YouTube has suspended monetization on Russell Brand’s channels amid allegations of rape and sexual assault. Though Brand’s channels remain on YouTube, the Google-owned company has halted advertisement on videos by the comedian.
“If a creator’s off-platform behavior harms our users, employees or ecosystem, we take action,” a YouTube spokesperson told U.K. media outlets on Tuesday, per Variety and THR. The company added that Brand had violated YouTube’s “Creator Responsibility policy.”
The author and comedian-turned-wellness guru and podcast host is in the news due to a Times investigation published Saturday, which centered on four women who have accused him of rape and sexual assault between 2008 and 2013. The allegations against Brand were also brought forth in an episode of the Channel 4 investigative show Dispatches that aired Saturday night in the U.K.
The report has prompted Brand’s agency to drop him and U.K. police to urge other potential victims to come forward. Along with being dropped by his agency, Brand’s U.K. publisher, Bluebird, decided to pause all book releases related to Brand, including his next book, Recovery: The Workbook, which was scheduled to be published in December).
Before the article published and the episode premiered, Brand turned to social media Friday to post a video where he pre-emptively defended himself against forthcoming “extremely egregious and aggressive attacks” that he “absolutely refutes”
“These allegations pertain to the time when I was working in the mainstream, when I was in the newspapers all the time, when I was in the movies. And as I’ve written about extensively in my books I was very very promiscuous,” Brand said in the video.
The accusations span a seven-year period from 2006 to 2013, during which time Brand was married to singer Katy Perry from 2010 to 2012.

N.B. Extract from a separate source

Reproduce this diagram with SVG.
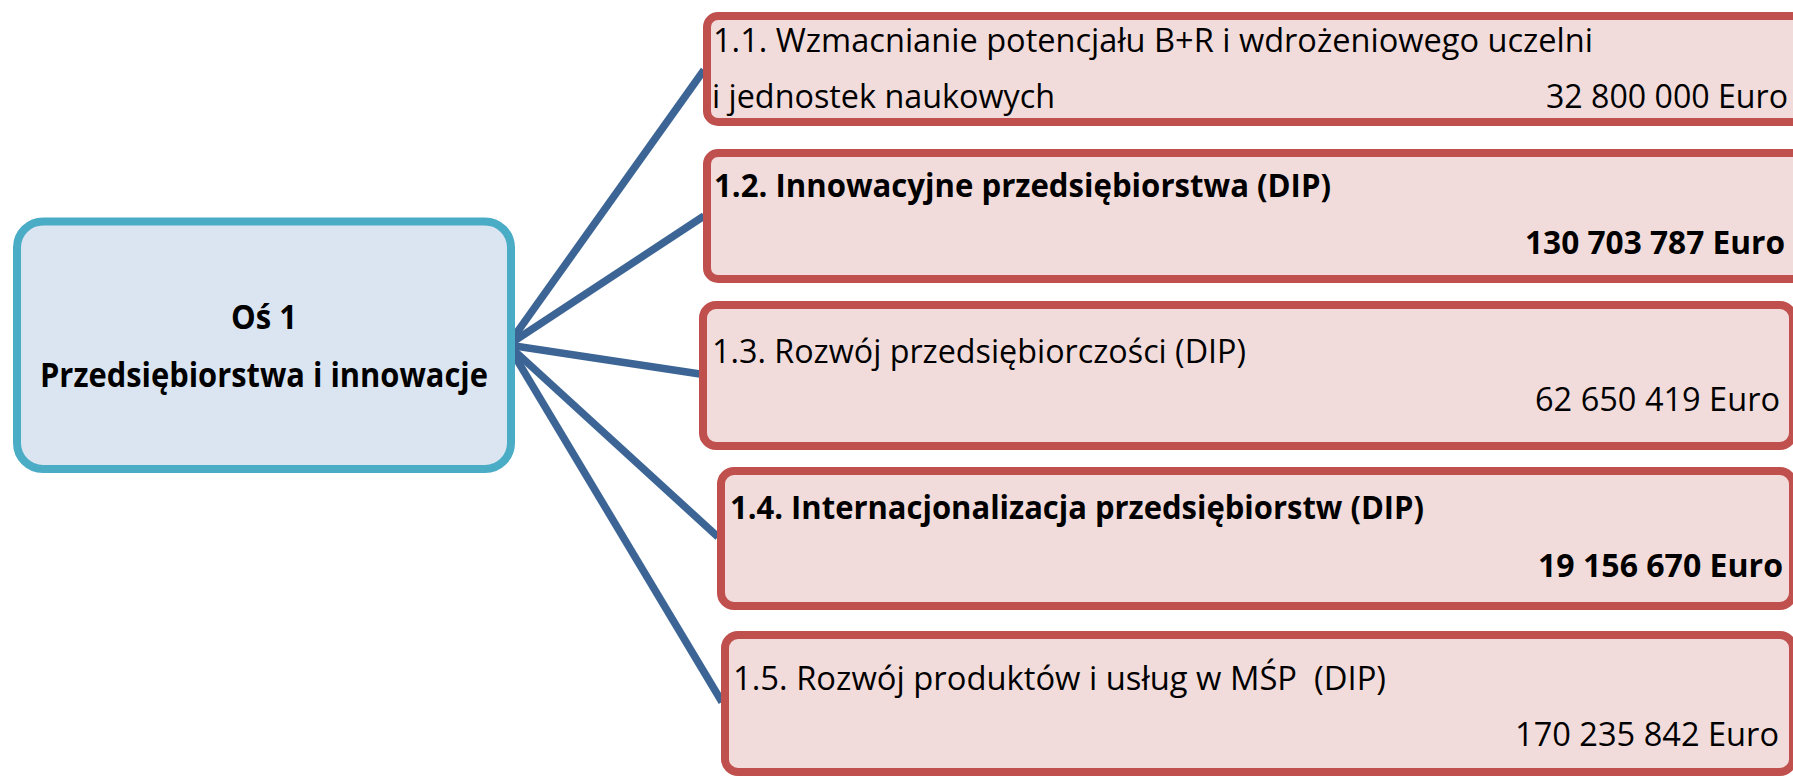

Perry’s comments about the dissolution of her marriage recently resurfaced, with Perry describing her ex-husband as “very controlling.”
“At first when I met him he wanted an equal, and I think a lot of times strong men do want an equal, but then they get that equal and they’re like, I can’t handle the equalness. He didn’t like the atmosphere of me being the boss on tour. So that was really hurtful, and it was very controlling, which was upsetting,” Perry told Vogue in 2013.
“I felt a lot of responsibility for it ending, but then I found out the real truth, which I can’t necessarily disclose because I keep it locked in my safe for a rainy day,” she continued. “I let go and I was like: This isn’t because of me; this is beyond me.”